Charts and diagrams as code
--- Start ---

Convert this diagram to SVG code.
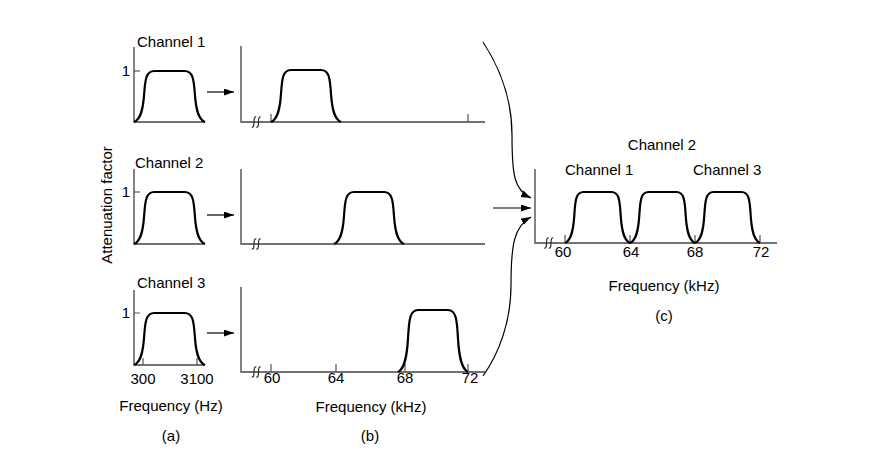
<svg xmlns="http://www.w3.org/2000/svg" width="887" height="462" viewBox="0 0 887 462">
<style>
text{font-family:"Liberation Sans",Arial,sans-serif;font-size:15px;fill:#000}
.ax{fill:none;stroke:#444;stroke-width:1.3}
.tk{fill:none;stroke:#555;stroke-width:1.2}
.pl{fill:none;stroke:#000;stroke-width:2.2;stroke-linejoin:round}
.br{fill:none;stroke:#222;stroke-width:1.1}
.ar{fill:none;stroke:#000;stroke-width:1.2}
.m{text-anchor:middle}
.e{text-anchor:end}
</style>
<defs>
<marker id="ah" markerUnits="userSpaceOnUse" markerWidth="11" markerHeight="8" refX="10" refY="3.5" orient="auto">
<path d="M0,0 L10,3.5 L0,7 z" fill="#000"/>
</marker>
</defs>
<rect width="887" height="462" fill="#fff"/>

<text transform="translate(112,205) rotate(-90)" class="m">Attenuation factor</text>

<g id="a1">
<text x="137" y="47">Channel 1</text>
<path class="ax" d="M134,47 V122 H205"/>
<path class="tk" d="M134,71 H140"/>
<text x="130" y="76" class="e">1</text>
<path class="pl" d="M134,122 C141.1,119.1 143.1,108.3 144.1,94.5 C145.2,78.8 146.2,71 154.3,71 L184.7,71 C192.8,71 193.8,78.8 194.9,94.5 C195.9,108.3 197.9,119.1 205,122"/>
</g>
<g id="a2">
<text x="135" y="168">Channel 2</text>
<path class="ax" d="M134,169 V244 H205"/>
<path class="tk" d="M134,192 H140"/>
<text x="130" y="197" class="e">1</text>
<path class="pl" d="M134,244 C141.1,241 143.1,230 144.1,216 C145.2,200 146.2,192 154.3,192 L184.7,192 C192.8,192 193.8,200 194.9,216 C195.9,230 197.9,241 205,244"/>
</g>
<g id="a3">
<text x="137" y="288">Channel 3</text>
<path class="ax" d="M134,290 V365 H205"/>
<path class="tk" d="M134,313 H140 M143,358 V365 M197,358 V365"/>
<text x="130" y="318" class="e">1</text>
<path class="pl" d="M134,365 C141.1,362 143.1,351 144.1,337 C145.2,321 146.2,313 154.3,313 L184.7,313 C192.8,313 193.8,321 194.9,337 C195.9,351 197.9,362 205,365"/>
<text x="143" y="384" class="m">300</text>
<text x="197" y="384" class="m">3100</text>
</g>
<g id="a-caption">
<text x="171" y="411" class="m">Frequency (Hz)</text>
<text x="171" y="441" class="m">(a)</text>
</g>

<g id="b1">
<path class="ax" d="M241,46 V122 H485"/>
<path class="br" d="M251.8,127 Q254,128 254,122 Q254,116 256.2,117 M256.3,127 Q258.5,128 258.5,122 Q258.5,116 260.7,117"/>
<path class="tk" d="M271,114 V122 M468,114 V122"/>
<path class="pl" d="M271,122 C278,119 280,108 281,94 C282,78 283,70 291,70 L321,70 C329,70 330,78 331,94 C332,108 334,119 341,122"/>
</g>
<g id="b2">
<path class="ax" d="M241,169 V244 H485"/>
<path class="br" d="M251.8,249 Q254,250 254,244 Q254,238 256.2,239 M256.3,249 Q258.5,250 258.5,244 Q258.5,238 260.7,239"/>
<path class="pl" d="M334,244 C341,241 343,230 344,216 C345,200 346,192 354,192 L384,192 C392,192 393,200 394,216 C395,230 397,241 404,244"/>
</g>
<g id="b3">
<path class="ax" d="M241,287 V372 H485"/>
<path class="br" d="M251.8,377 Q254,378 254,372 Q254,366 256.2,367 M256.3,377 Q258.5,378 258.5,372 Q258.5,366 260.7,367"/>
<path class="tk" d="M271,364 V372 M336,364 V372 M405,364 V372 M468,364 V372"/>
<path class="pl" d="M398,372 C405,368.4 407,355.3 408,338.6 C409,319.5 410,310 418,310 L448,310 C456,310 457,319.5 458,338.6 C459,355.3 461,368.4 468,372"/>
<text x="272" y="383" class="m">60</text>
<text x="336" y="383" class="m">64</text>
<text x="405" y="383" class="m">68</text>
<text x="470" y="383" class="m">72</text>
</g>
<g id="b-caption">
<text x="371" y="412" class="m">Frequency (kHz)</text>
<text x="370" y="441" class="m">(b)</text>
</g>

<g id="c">
<text x="662" y="150" class="m">Channel 2</text>
<text x="565" y="175">Channel 1</text>
<text x="693" y="175">Channel 3</text>
<path class="ax" d="M535,169 V243 H777"/>
<path class="br" d="M544.3,248 Q546.5,249 546.5,243 Q546.5,237 548.7,238 M548.8,248 Q551,249 551,243 Q551,237 553.2,238"/>
<path class="tk" d="M565,235 V243 M630,235 V243 M695,235 V243 M760,235 V243"/>
<path class="pl" d="M565,243 C571.5,240.1 573.4,229.3 574.3,215.5 C575.2,199.8 576.1,192 583.6,192 L611.4,192 C618.9,192 619.8,199.8 620.7,215.5 C621.6,229.3 623.5,240.1 630,243"/>
<path class="pl" d="M630,243 C636.5,240.1 638.4,229.3 639.3,215.5 C640.2,199.8 641.1,192 648.6,192 L676.4,192 C683.9,192 684.8,199.8 685.7,215.5 C686.6,229.3 688.5,240.1 695,243"/>
<path class="pl" d="M695,243 C701.5,240.1 703.4,229.3 704.3,215.5 C705.2,199.8 706.1,192 713.6,192 L741.4,192 C748.9,192 749.8,199.8 750.7,215.5 C751.6,229.3 753.5,240.1 760,243"/>
<text x="563" y="257" class="m">60</text>
<text x="631" y="257" class="m">64</text>
<text x="695" y="257" class="m">68</text>
<text x="761" y="257" class="m">72</text>
<text x="664" y="291" class="m">Frequency (kHz)</text>
<text x="664" y="321" class="m">(c)</text>
</g>

<g id="connectors">
<path class="ar" d="M207,92 H234" marker-end="url(#ah)"/>
<path class="ar" d="M207,215 H234" marker-end="url(#ah)"/>
<path class="ar" d="M207,333 H234" marker-end="url(#ah)"/>
<path class="ar" d="M483,42 C500,68 512,100 512,135 C512,175 514,190 531,198" marker-end="url(#ah)"/>
<path class="ar" d="M493,208 H531" marker-end="url(#ah)"/>
<path class="ar" d="M483,376 C500,352 511,320 511,285 C511,245 514,226 531,217" marker-end="url(#ah)"/>
</g>
</svg>
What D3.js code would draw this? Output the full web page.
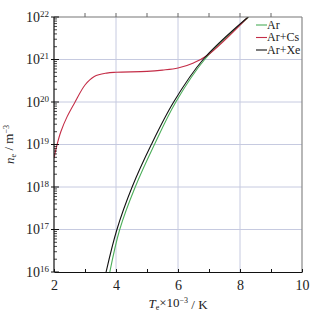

--- End ---

(Given problem) Give every record again exactly, apart from the pictures, which stay out.

(The solution)
Convert this diagram to SVG code.
<svg xmlns="http://www.w3.org/2000/svg" width="887" height="462" viewBox="0 0 887 462">
<style>
text{font-family:"Liberation Sans",Arial,sans-serif;font-size:15px;fill:#000}
.ax{fill:none;stroke:#444;stroke-width:1.3}
.tk{fill:none;stroke:#555;stroke-width:1.2}
.pl{fill:none;stroke:#000;stroke-width:2.2;stroke-linejoin:round}
.br{fill:none;stroke:#222;stroke-width:1.1}
.ar{fill:none;stroke:#000;stroke-width:1.2}
.m{text-anchor:middle}
.e{text-anchor:end}
</style>
<defs>
<marker id="ah" markerUnits="userSpaceOnUse" markerWidth="11" markerHeight="8" refX="10" refY="3.5" orient="auto">
<path d="M0,0 L10,3.5 L0,7 z" fill="#000"/>
</marker>
</defs>
<rect width="887" height="462" fill="#fff"/>

<text transform="translate(112,205) rotate(-90)" class="m">Attenuation factor</text>

<g id="a1">
<text x="137" y="47">Channel 1</text>
<path class="ax" d="M134,47 V122 H205"/>
<path class="tk" d="M134,71 H140"/>
<text x="130" y="76" class="e">1</text>
<path class="pl" d="M134,122 C141.1,119.1 143.1,108.3 144.1,94.5 C145.2,78.8 146.2,71 154.3,71 L184.7,71 C192.8,71 193.8,78.8 194.9,94.5 C195.9,108.3 197.9,119.1 205,122"/>
</g>
<g id="a2">
<text x="135" y="168">Channel 2</text>
<path class="ax" d="M134,169 V244 H205"/>
<path class="tk" d="M134,192 H140"/>
<text x="130" y="197" class="e">1</text>
<path class="pl" d="M134,244 C141.1,241 143.1,230 144.1,216 C145.2,200 146.2,192 154.3,192 L184.7,192 C192.8,192 193.8,200 194.9,216 C195.9,230 197.9,241 205,244"/>
</g>
<g id="a3">
<text x="137" y="288">Channel 3</text>
<path class="ax" d="M134,290 V365 H205"/>
<path class="tk" d="M134,313 H140 M143,358 V365 M197,358 V365"/>
<text x="130" y="318" class="e">1</text>
<path class="pl" d="M134,365 C141.1,362 143.1,351 144.1,337 C145.2,321 146.2,313 154.3,313 L184.7,313 C192.8,313 193.8,321 194.9,337 C195.9,351 197.9,362 205,365"/>
<text x="143" y="384" class="m">300</text>
<text x="197" y="384" class="m">3100</text>
</g>
<g id="a-caption">
<text x="171" y="411" class="m">Frequency (Hz)</text>
<text x="171" y="441" class="m">(a)</text>
</g>

<g id="b1">
<path class="ax" d="M241,46 V122 H485"/>
<path class="br" d="M251.8,127 Q254,128 254,122 Q254,116 256.2,117 M256.3,127 Q258.5,128 258.5,122 Q258.5,116 260.7,117"/>
<path class="tk" d="M271,114 V122 M468,114 V122"/>
<path class="pl" d="M271,122 C278,119 280,108 281,94 C282,78 283,70 291,70 L321,70 C329,70 330,78 331,94 C332,108 334,119 341,122"/>
</g>
<g id="b2">
<path class="ax" d="M241,169 V244 H485"/>
<path class="br" d="M251.8,249 Q254,250 254,244 Q254,238 256.2,239 M256.3,249 Q258.5,250 258.5,244 Q258.5,238 260.7,239"/>
<path class="pl" d="M334,244 C341,241 343,230 344,216 C345,200 346,192 354,192 L384,192 C392,192 393,200 394,216 C395,230 397,241 404,244"/>
</g>
<g id="b3">
<path class="ax" d="M241,287 V372 H485"/>
<path class="br" d="M251.8,377 Q254,378 254,372 Q254,366 256.2,367 M256.3,377 Q258.5,378 258.5,372 Q258.5,366 260.7,367"/>
<path class="tk" d="M271,364 V372 M336,364 V372 M405,364 V372 M468,364 V372"/>
<path class="pl" d="M398,372 C405,368.4 407,355.3 408,338.6 C409,319.5 410,310 418,310 L448,310 C456,310 457,319.5 458,338.6 C459,355.3 461,368.4 468,372"/>
<text x="272" y="383" class="m">60</text>
<text x="336" y="383" class="m">64</text>
<text x="405" y="383" class="m">68</text>
<text x="470" y="383" class="m">72</text>
</g>
<g id="b-caption">
<text x="371" y="412" class="m">Frequency (kHz)</text>
<text x="370" y="441" class="m">(b)</text>
</g>

<g id="c">
<text x="662" y="150" class="m">Channel 2</text>
<text x="565" y="175">Channel 1</text>
<text x="693" y="175">Channel 3</text>
<path class="ax" d="M535,169 V243 H777"/>
<path class="br" d="M544.3,248 Q546.5,249 546.5,243 Q546.5,237 548.7,238 M548.8,248 Q551,249 551,243 Q551,237 553.2,238"/>
<path class="tk" d="M565,235 V243 M630,235 V243 M695,235 V243 M760,235 V243"/>
<path class="pl" d="M565,243 C571.5,240.1 573.4,229.3 574.3,215.5 C575.2,199.8 576.1,192 583.6,192 L611.4,192 C618.9,192 619.8,199.8 620.7,215.5 C621.6,229.3 623.5,240.1 630,243"/>
<path class="pl" d="M630,243 C636.5,240.1 638.4,229.3 639.3,215.5 C640.2,199.8 641.1,192 648.6,192 L676.4,192 C683.9,192 684.8,199.8 685.7,215.5 C686.6,229.3 688.5,240.1 695,243"/>
<path class="pl" d="M695,243 C701.5,240.1 703.4,229.3 704.3,215.5 C705.2,199.8 706.1,192 713.6,192 L741.4,192 C748.9,192 749.8,199.8 750.7,215.5 C751.6,229.3 753.5,240.1 760,243"/>
<text x="563" y="257" class="m">60</text>
<text x="631" y="257" class="m">64</text>
<text x="695" y="257" class="m">68</text>
<text x="761" y="257" class="m">72</text>
<text x="664" y="291" class="m">Frequency (kHz)</text>
<text x="664" y="321" class="m">(c)</text>
</g>

<g id="connectors">
<path class="ar" d="M207,92 H234" marker-end="url(#ah)"/>
<path class="ar" d="M207,215 H234" marker-end="url(#ah)"/>
<path class="ar" d="M207,333 H234" marker-end="url(#ah)"/>
<path class="ar" d="M483,42 C500,68 512,100 512,135 C512,175 514,190 531,198" marker-end="url(#ah)"/>
<path class="ar" d="M493,208 H531" marker-end="url(#ah)"/>
<path class="ar" d="M483,376 C500,352 511,320 511,285 C511,245 514,226 531,217" marker-end="url(#ah)"/>
</g>
</svg>
What D3.js code would draw this? Output the full web page.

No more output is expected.